** start GIVEN MATERIAL **

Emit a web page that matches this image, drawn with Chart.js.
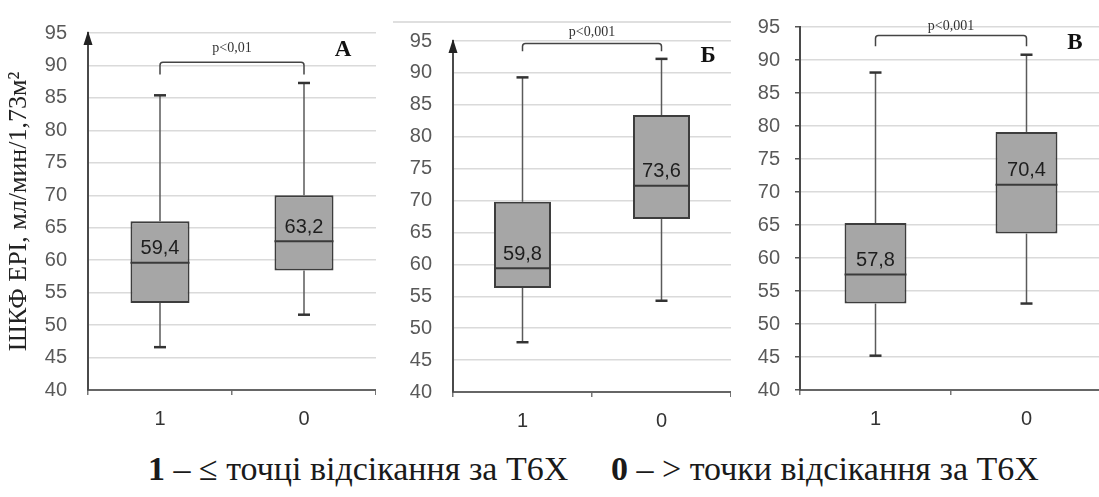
<!DOCTYPE html>
<html>
<head>
<meta charset="utf-8">
<script src="https://cdn.jsdelivr.net/npm/chart.js@4.4.1/dist/chart.umd.min.js"></script>
<style>
  html, body { margin: 0; padding: 0; background: #fff; width: 1099px; height: 497px; overflow: hidden; }
  .panel { position: absolute; top: 0; }
  .cap { position: absolute; top: 450px; font-family: "Liberation Serif", "Times New Roman", serif; font-size: 34px; color: #1a1a1a; white-space: nowrap; }
  .cap b { font-weight: bold; }
</style>
</head>
<body>
<canvas id="grA" class="panel" width="376" height="440" style="left:0px"></canvas>
<canvas id="grB" class="panel" width="355" height="440" style="left:376px"></canvas>
<canvas id="grC" class="panel" width="371" height="440" style="left:731px"></canvas>
<div class="cap" style="left:148px"><b>1</b> – ≤ точці відсікання за Т6Х</div>
<div class="cap" style="left:611px"><b>0</b> – &gt; точки відсікання за Т6Х</div>

<script>
// Категорії по осі X (однакові для всіх трьох панелей)
const categories = ['1', '0'];
const yTicks = [40, 45, 50, 55, 60, 65, 70, 75, 80, 85, 90, 95];

// Панель А
const lowA = [46.6, 51.6];
const q1A = [53.4, 58.4];
const medA = [59.6, 62.9];
const q3A = [66.0, 70.0];
const highA = [85.4, 87.3];
const meanA = ['59,4', '63,2'];

// Панель Б
const lowB = [47.8, 54.3];
const q1B = [56.3, 67.1];
const medB = [59.4, 72.3];
const q3B = [69.8, 83.4];
const highB = [89.3, 92.2];
const meanB = ['59,8', '73,6'];

// Панель В
const lowC = [45.2, 53.1];
const q1C = [53.1, 63.7];
const medC = [57.5, 71.1];
const q3C = [65.3, 79.1];
const highC = [88.1, 90.8];
const meanC = ['57,8', '70,4'];

const pTexts = ['p<0,01', 'p<0,001', 'p<0,001'];
const panelLetters = ['А', 'Б', 'В'];

// Плагін: вуса, медіана, підписи, дужка з p, стрілка осі
const boxExtras = {
  id: 'boxExtras',
  afterDatasetsDraw(chart, args, opts) {
    const { ctx, chartArea } = chart;
    const y = chart.scales.y;
    const meta = chart.getDatasetMeta(0);
    const seg = (x1, y1, x2, y2) => { ctx.beginPath(); ctx.moveTo(x1, y1); ctx.lineTo(x2, y2); ctx.stroke(); };
    ctx.save();

    // верхня рамка (лише на панелі Б)
    if (opts.frame) {
      ctx.strokeStyle = '#d4d4d4';
      ctx.lineWidth = 1.5;
      seg(17, 22, chart.width, 22);
    }

    opts.low.forEach((lo, i) => {
      const bar = meta.data[i];
      const cx = bar.x, half = bar.width / 2;
      // вуса
      ctx.strokeStyle = '#5a5a5a';
      ctx.lineWidth = 1.5;
      seg(cx, y.getPixelForValue(opts.q3[i]), cx, y.getPixelForValue(opts.high[i]));
      seg(cx, y.getPixelForValue(opts.q1[i]), cx, y.getPixelForValue(lo));
      ctx.strokeStyle = '#333';
      ctx.lineWidth = 2.5;
      seg(cx - 6, y.getPixelForValue(opts.high[i]), cx + 6, y.getPixelForValue(opts.high[i]));
      seg(cx - 6, y.getPixelForValue(lo), cx + 6, y.getPixelForValue(lo));
      // медіана
      const ym = y.getPixelForValue(opts.med[i]);
      ctx.strokeStyle = '#3a3a3a';
      ctx.lineWidth = 2;
      seg(cx - half, ym, cx + half, ym);
      // середнє значення над медіаною
      ctx.fillStyle = '#1e1e1e';
      ctx.font = '20px "Liberation Sans", Arial, sans-serif';
      ctx.textAlign = 'center';
      ctx.textBaseline = 'middle';
      ctx.fillText(opts.mean[i], cx, ym - 14);
    });

    // дужка з рівнем значущості
    const x0 = meta.data[0].x, x1 = meta.data[1].x;
    const yt = y.getPixelForValue(opts.bracketTop);
    const yl = y.getPixelForValue(opts.bracketLeft);
    const yr = y.getPixelForValue(opts.bracketRight);
    ctx.strokeStyle = '#444';
    ctx.lineWidth = 1.5;
    ctx.beginPath();
    ctx.moveTo(x0, yl);
    ctx.lineTo(x0, yt + 3);
    ctx.quadraticCurveTo(x0, yt, x0 + 3, yt);
    ctx.lineTo(x1 - 3, yt);
    ctx.quadraticCurveTo(x1, yt, x1, yt + 3);
    ctx.lineTo(x1, yr);
    ctx.stroke();
    ctx.fillStyle = '#333';
    ctx.font = '14px "Liberation Serif", serif';
    ctx.textAlign = 'center';
    ctx.textBaseline = 'middle';
    ctx.fillText(opts.pText, (x0 + x1) / 2, y.getPixelForValue(opts.pAt));

    // літера панелі
    ctx.fillStyle = '#111';
    ctx.font = 'bold 23px "Liberation Serif", serif';
    ctx.fillText(opts.letter, chartArea.right - opts.letterDx, y.getPixelForValue(opts.letterAt));

    // стрілка на осі Y
    if (opts.arrow) {
      const ax = chartArea.left, ay = chartArea.top;
      ctx.fillStyle = '#222';
      ctx.beginPath();
      ctx.moveTo(ax, ay - 2);
      ctx.lineTo(ax - 4.5, ay + 12);
      ctx.lineTo(ax + 4.5, ay + 12);
      ctx.closePath();
      ctx.fill();
    }
    ctx.restore();
  }
};

function makePanel(id, q1, q3, extras, layout) {
  const boxes = q1.map((v, i) => [v, q3[i]]);
  return new Chart(document.getElementById(id), {
    type: 'bar',
    data: {
      labels: categories,
      datasets: [{
        data: boxes,
        backgroundColor: '#a6a6a6',
        borderColor: '#3d3d3d',
        borderWidth: 2,
        borderSkipped: false,
        barPercentage: 0.41,
        categoryPercentage: 1
      }]
    },
    options: {
      responsive: false,
      animation: false,
      layout: { padding: { top: layout.top, right: 0, left: 0, bottom: 0 } },
      plugins: {
        legend: { display: false },
        tooltip: { enabled: false },
        boxExtras: extras
      },
      scales: {
        x: {
          offset: true,
          afterFit: (s) => { s.height = layout.xh; },
          grid: { display: true, drawOnChartArea: false, tickLength: 5, color: '#777', lineWidth: 1.5 },
          border: { color: '#666', width: 2 },
          ticks: { padding: 12, color: '#333', font: { family: '"Liberation Sans", Arial, sans-serif', size: 20 } }
        },
        y: {
          min: 40,
          max: 95,
          afterFit: (s) => { s.width = layout.yw; },
          afterBuildTicks: (s) => { s.ticks = yTicks.map((v) => ({ value: v })); },
          grid: { color: '#dadada', lineWidth: 1.5, drawTicks: layout.ticks, tickLength: 5, tickColor: '#555' },
          border: { color: '#4a4a4a', width: 2 },
          ticks: { padding: layout.ticks ? 15 : 21, color: '#595959', font: { family: '"Liberation Sans", Arial, sans-serif', size: 20 } },
          title: layout.title ? {
            display: true,
            text: 'ШКФ EPI, мл/мин/1,73м²',
            color: '#222',
            font: { family: '"Liberation Serif", serif', size: 26 },
            padding: { top: 4, bottom: 0 }
          } : { display: false }
        }
      }
    },
    plugins: [boxExtras]
  });
}

makePanel('grA', q1A, q3A, {
  low: lowA, q1: q1A, med: medA, q3: q3A, high: highA, mean: meanA,
  bracketTop: 90.5, bracketLeft: 88.6, bracketRight: 88.6, pText: pTexts[0], pAt: 92.6,
  letter: panelLetters[0], letterAt: 92.4, letterDx: 33, arrow: true, frame: false
}, { top: 25, xh: 50, yw: 88, ticks: false, title: true });

makePanel('grB', q1B, q3B, {
  low: lowB, q1: q1B, med: medB, q3: q3B, high: highB, mean: meanB,
  bracketTop: 94.6, bracketLeft: 93.4, bracketRight: 93.4, pText: pTexts[1], pAt: 96.3,
  letter: panelLetters[1], letterAt: 92.6, letterDx: 23, arrow: true, frame: true
}, { top: 41, xh: 48, yw: 77, ticks: false, title: false });

makePanel('grC', q1C, q3C, {
  low: lowC, q1: q1C, med: medC, q3: q3C, high: highC, mean: meanC,
  bracketTop: 93.7, bracketLeft: 92.1, bracketRight: 92.1, pText: pTexts[2], pAt: 95.1,
  letter: panelLetters[2], letterDx: 27, letterAt: 92.5, arrow: false, frame: false
}, { top: 23, xh: 50, yw: 69, ticks: true, title: false });
</script>
</body>
</html>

** end GIVEN MATERIAL **

— TASK DETAILS —
Exactly as written, please give again the lines from the beginning of the listing through the line containing "const meanB = ['59,8', '73,6'];", inclusive, without any pictures.

— EXERCISE OUTPUT —
Emit a web page that matches this image, drawn with Chart.js.
<!DOCTYPE html>
<html>
<head>
<meta charset="utf-8">
<script src="https://cdn.jsdelivr.net/npm/chart.js@4.4.1/dist/chart.umd.min.js"></script>
<style>
  html, body { margin: 0; padding: 0; background: #fff; width: 1099px; height: 497px; overflow: hidden; }
  .panel { position: absolute; top: 0; }
  .cap { position: absolute; top: 450px; font-family: "Liberation Serif", "Times New Roman", serif; font-size: 34px; color: #1a1a1a; white-space: nowrap; }
  .cap b { font-weight: bold; }
</style>
</head>
<body>
<canvas id="grA" class="panel" width="376" height="440" style="left:0px"></canvas>
<canvas id="grB" class="panel" width="355" height="440" style="left:376px"></canvas>
<canvas id="grC" class="panel" width="371" height="440" style="left:731px"></canvas>
<div class="cap" style="left:148px"><b>1</b> – ≤ точці відсікання за Т6Х</div>
<div class="cap" style="left:611px"><b>0</b> – &gt; точки відсікання за Т6Х</div>

<script>
// Категорії по осі X (однакові для всіх трьох панелей)
const categories = ['1', '0'];
const yTicks = [40, 45, 50, 55, 60, 65, 70, 75, 80, 85, 90, 95];

// Панель А
const lowA = [46.6, 51.6];
const q1A = [53.4, 58.4];
const medA = [59.6, 62.9];
const q3A = [66.0, 70.0];
const highA = [85.4, 87.3];
const meanA = ['59,4', '63,2'];

// Панель Б
const lowB = [47.8, 54.3];
const q1B = [56.3, 67.1];
const medB = [59.4, 72.3];
const q3B = [69.8, 83.4];
const highB = [89.3, 92.2];
const meanB = ['59,8', '73,6'];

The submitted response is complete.